Heinz-Christian Strache, pictured, visited the Yad Vashem Holocaust memorial in Jerusalem on Tuesday. Photo: Christian Jansky.

Heinz-Christian Strache, pictured, visited the Yad Vashem Holocaust memorial in Jerusalem on Tuesday. Photo: Christian Jansky.

JNS.org – The leader of the Austrian far-right Freedom Party, Heinz-Christian Strache, visited the Yad Vashem Holocaust memorial in Jerusalem on Tuesday as part of a trip to Israel organized by the Knesset’s Likud party.

Strache, 46, laid a wreath under the engraved names of Austrian towns from which Jews were expelled during the Holocaust, and said that antisemitism has no place in his party. Strache also said that Israel and his party share a common battle against radical Islam.

Strache himself has been accused of antisemitism in the past, particularly when he posted a cartoon on Facebook in 2012 depicting a fat banker with a hooked nose and six-pointed star buttons on his sleeve, gorging himself at the expense of a thin man representing “the people.” At the time, Austrian President Heinz Fischer called the cartoon “the low point of political culture, which deserves to be universally and roundly condemned.”

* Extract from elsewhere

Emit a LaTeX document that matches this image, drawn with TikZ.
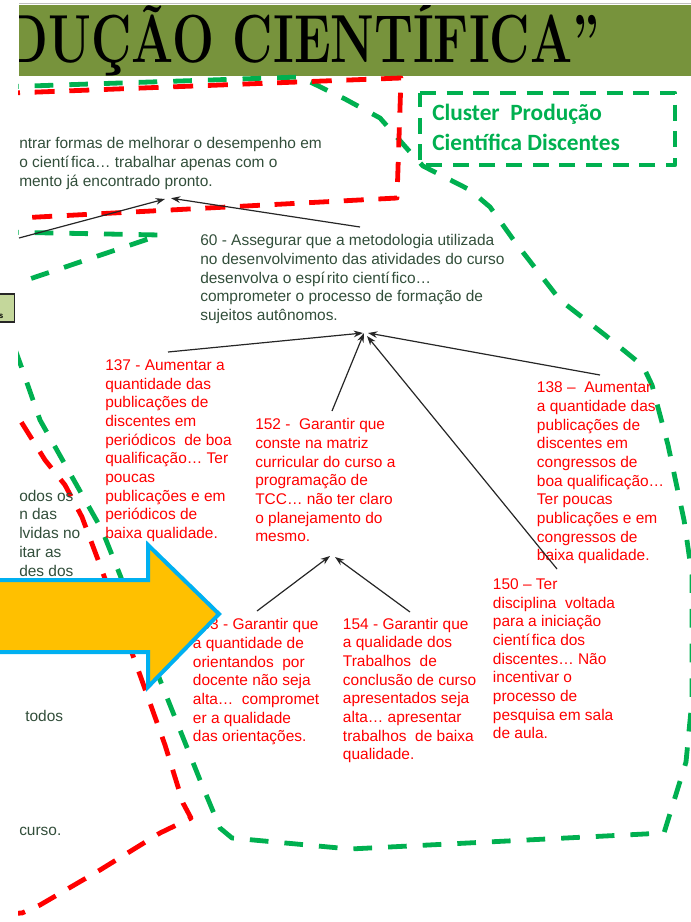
\documentclass[tikz,border=0pt]{standalone}
\usepackage{fontspec}
\usepackage{graphicx}
\usetikzlibrary{arrows.meta}
\newfontfamily\arialf{Liberation Sans}
\newfontfamily\calf{Carlito}
\definecolor{bandolive}{RGB}{119,147,60}
\definecolor{clgreen}{RGB}{0,176,80}
\definecolor{clred}{RGB}{255,0,0}
\definecolor{darktext}{RGB}{50,78,58}
\definecolor{arrowfill}{RGB}{255,192,0}
\definecolor{arrowedge}{RGB}{0,176,240}
\definecolor{boxfill}{RGB}{196,215,155}
\begin{document}
\begin{tikzpicture}[x=0.75pt,y=-0.75pt,
  gline/.style={draw=clgreen,line width=3.6pt,dash pattern=on 14pt off 12pt,line join=round},
  rline/.style={draw=clred,line width=3.6pt,dash pattern=on 15pt off 11pt,line join=round},
  txtblock/.style={font=\arialf\fontsize{11.6}{14}\selectfont,align=left,inner sep=0pt,
    anchor=north west,execute at begin node=\rule{0pt}{10pt}},
  redtext/.style={txtblock,text=clred},
  darkblock/.style={txtblock,text=darktext},
  frag/.style={font=\arialf\fontsize{11.6}{14}\selectfont,text=darktext,inner sep=0pt,anchor=base west},
  conn/.style={draw=black!85,line width=0.9pt,-{Stealth[length=7pt,width=5pt]}},
]
\useasboundingbox (0,0) rectangle (691,922);

% title band
\draw[gray!50,line width=0.75pt] (19,3) -- (691,3);
\fill[bandolive] (19,5) rectangle (691,76);
\begin{scope}
  \clip (19,5) rectangle (691,76);
  \node[anchor=base east,inner sep=0pt,font=\fontsize{51}{51}\bfseries\selectfont] (title) at (600,62)
    {\scalebox{0.73}[1]{PRODUÇÃO CIENTÍFICA”}};
\end{scope}

% cluster boundaries
\begin{scope}
  \clip (18,0) rectangle (691,922);
  % green cluster
  \draw[gline] (0,87) -- (300,77) -- (345,99) -- (380,118) -- (410,152) -- (423,166) -- (470,190)
    -- (490,207) -- (515,242) -- (560,300) -- (605,335) -- (643,366) -- (652,385) -- (668,445)
    -- (684,520) -- (692,575) -- (692,700) -- (686,762) -- (664,833) -- (350,849) -- (232,838)
    -- (220,828) -- (200,780) -- (160,680) -- (120,575) -- (102,530) -- (67,468) -- (40,420)
    -- (20,363) -- (8,330);
  \draw[gline] (0,232) -- (160,235) -- (0,289);
  % red clusters
  \draw[rline] (0,93.5) -- (401,78) -- (397,198) -- (0,219);
  \draw[rline] (0,395) -- (20,420) -- (45,460) -- (65,485) -- (82,517) -- (100,565) -- (140,675)
    -- (165,745) -- (183,803) -- (191,818) -- (160,833) -- (100,870) -- (40,905) -- (22,913) -- (0,914);
  % partly hidden text on the left
  \node[frag] (l1) at (19,501.7) {odos os};
  \node[frag] (l2) at (19,519.5) {n das};
  \node[frag] (l3) at (19,538.2) {lvidas no};
  \node[frag] (l4) at (19,557.5) {itar as};
  \node[frag] (l5) at (19,576.5) {des dos};
  \node[frag] (l6) at (25,721.7) {todos};
  \node[frag] (l7) at (19,835) {curso.};
\end{scope}

% cluster label
\draw[gline,dash pattern=on 12pt off 8pt] (420,93) -- (675,93) -- (675,165) -- (420,165) -- cycle;
\node[font=\calf\bfseries\fontsize{17.5}{22.5}\selectfont,text=clgreen,align=left,inner sep=0pt,
  anchor=north west,execute at begin node=\rule{0pt}{14pt}] (clabel) at (432,104)
  {Cluster~ Produção\\Científica Discentes};

% statements
\node[darkblock] (ntop) at (19,137.2)
  {ntrar formas de melhorar o desempenho em\\o cientí\hspace{1.5pt}fica… trabalhar apenas com o\\mento já encontrado pronto.};
\node[darkblock] (n60) at (200,234.2)
  {60 - Assegurar que a metodologia utilizada\\no desenvolvimento das atividades do curso\\desenvolva o espí\hspace{1.5pt}rito cientí\hspace{1.5pt}fico…\\comprometer o processo de formação de\\sujeitos autônomos.};
\node[redtext] (n137) at (105,359.4)
  {137 - Aumentar a\\quantidade das\\publicações de\\discentes em\\periódicos~ de boa\\qualificação… Ter\\poucas\\publicações e em\\periódicos de\\baixa qualidade.};
\node[redtext] (n152) at (255,418.4)
  {152 -~ Garantir que\\conste na matriz\\curricular do curso a\\programação de\\TCC… não ter claro\\o planejamento do\\mesmo.};
\node[redtext] (n138) at (536.7,381.7)
  {138 –~ Aumentar\\a quantidade das\\publicações de\\discentes em\\congressos de\\boa qualificação…\\Ter poucas\\publicações e em\\congressos de\\baixa qualidade.};
\node[redtext] (n150) at (492.7,578.4)
  {150 – Ter\\disciplina~ voltada\\para a iniciação\\cientí\hspace{1.5pt}fica dos\\discentes… Não\\incentivar o\\processo de\\pesquisa em sala\\de aula.};
\node[redtext] (n153) at (192.7,618.4)
  {153 - Garantir que\\a quantidade de\\orientandos~ por\\docente não seja\\alta…~ compromet\\er a qualidade\\das orientações.};
\node[redtext] (n154) at (342.7,617.7)
  {154 - Garantir que\\a qualidade dos\\Trabalhos~ de\\conclusão de curso\\apresentados seja\\alta… apresentar\\trabalhos~ de baixa\\qualidade.};

% block arrow
\draw[fill=arrowfill,draw=arrowedge,line width=3pt,line join=miter] (-10,580) -- (148,580) -- (148,545)
  -- (219,614) -- (148,687) -- (148,652) -- (-10,652) -- cycle;

% small box at the left edge
\draw[fill=boxfill,draw=black!85,line width=1.1pt] (-2,294) rectangle (14.5,322);
\node[anchor=base east,inner sep=0pt,font=\arialf\bfseries\fontsize{6}{7}\selectfont] (sbox) at (3.5,318) {s};

% links
\coordinate (cin) at (19,238);
\draw[conn] (cin) -- ([shift={(146,61.8)}]ntop.north west);
\draw[conn] ([shift={(160,-7.2)}]n60.north west) -- ([shift={(152,61)}]ntop.north west);
\draw[conn] ([shift={(63,-7.4)}]n137.north west) -- ([shift={(163,98.8)}]n60.north west);
\draw[conn] ([shift={(77,-7.4)}]n152.north west) -- ([shift={(164,98.8)}]n60.north west);
\draw[conn] ([shift={(63.3,-6.7)}]n138.north west) -- ([shift={(168,98.8)}]n60.north west);
\draw[conn] ([shift={(64.3,-9.4)}]n150.north west) -- ([shift={(167,101.8)}]n60.north west);
\draw[conn] ([shift={(64.3,-7.4)}]n153.north west) -- ([shift={(75,137.6)}]n152.north west);
\draw[conn] ([shift={(67.3,-5.7)}]n154.north west) -- ([shift={(80,138.6)}]n152.north west);
\end{tikzpicture}
\end{document}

But Strache has denied being antisemitic, and his party has been trying to distance itself from its antisemitic roots. Last year, the party expelled a member of its parliamentary group for antisemitic comments.

“For us, it’s important to act against antisemitism and also against Islamism and terrorism and to discuss the issues we have in common,” Strache told Reuters. “Antisemitism often emerges anew from Islamism and from the left.”

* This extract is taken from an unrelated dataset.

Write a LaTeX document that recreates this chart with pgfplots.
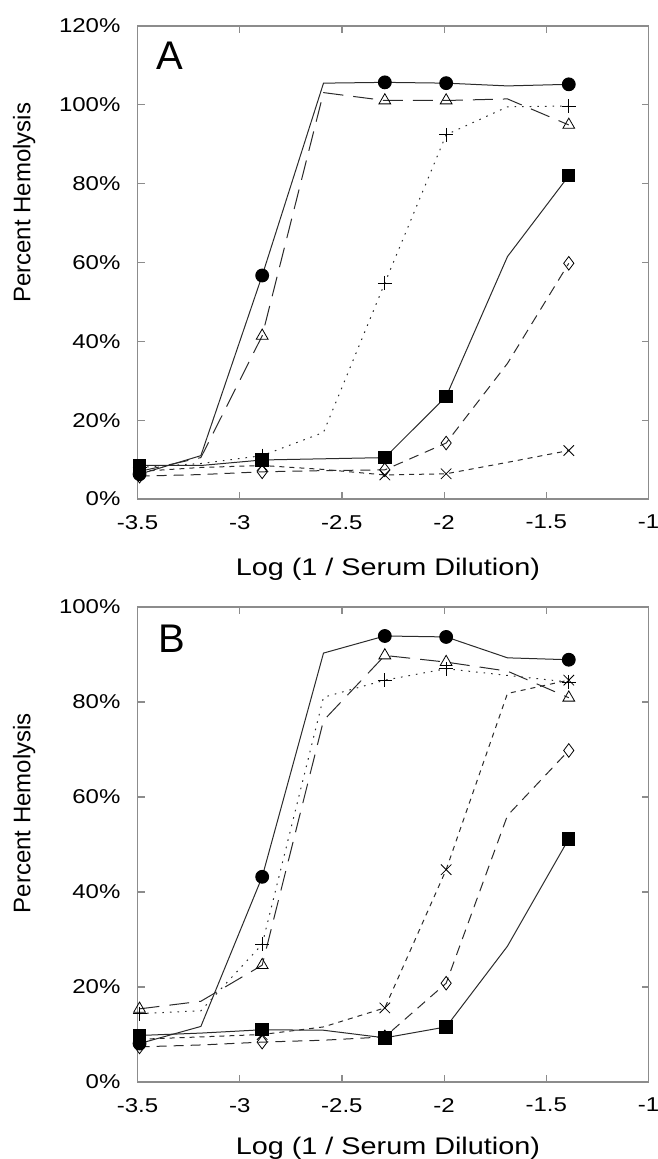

The Israeli Foreign Ministry and the Austrian embassy in Tel Aviv both said they were not involved in organizing Strache’s visit. Strache, whose party won 20 percent of the vote in the 2013 Austrian election, was invited to visit Israel in January by Likud’s head of information and external communications, Eli Hazan, and the president of the Likud’s internal court, former Knesset member Michael Kleiner.

Strache’s visit to Israel, however, was not entirely warmly received in the Jewish state. On an official level, Israel boycotts the Freedom Party and prohibits government officials from meeting with its representatives. Former Israeli president Shimon Peres reportedly declined to meet with Strache at the recommendation of Israel’s Foreign Ministry. The ministry conveyed that Strache “is unworthy of meeting Peres, and we informed [Strache’s office] of our refusal to meet,” said a source in Peres’s bureau, Haaretz reported.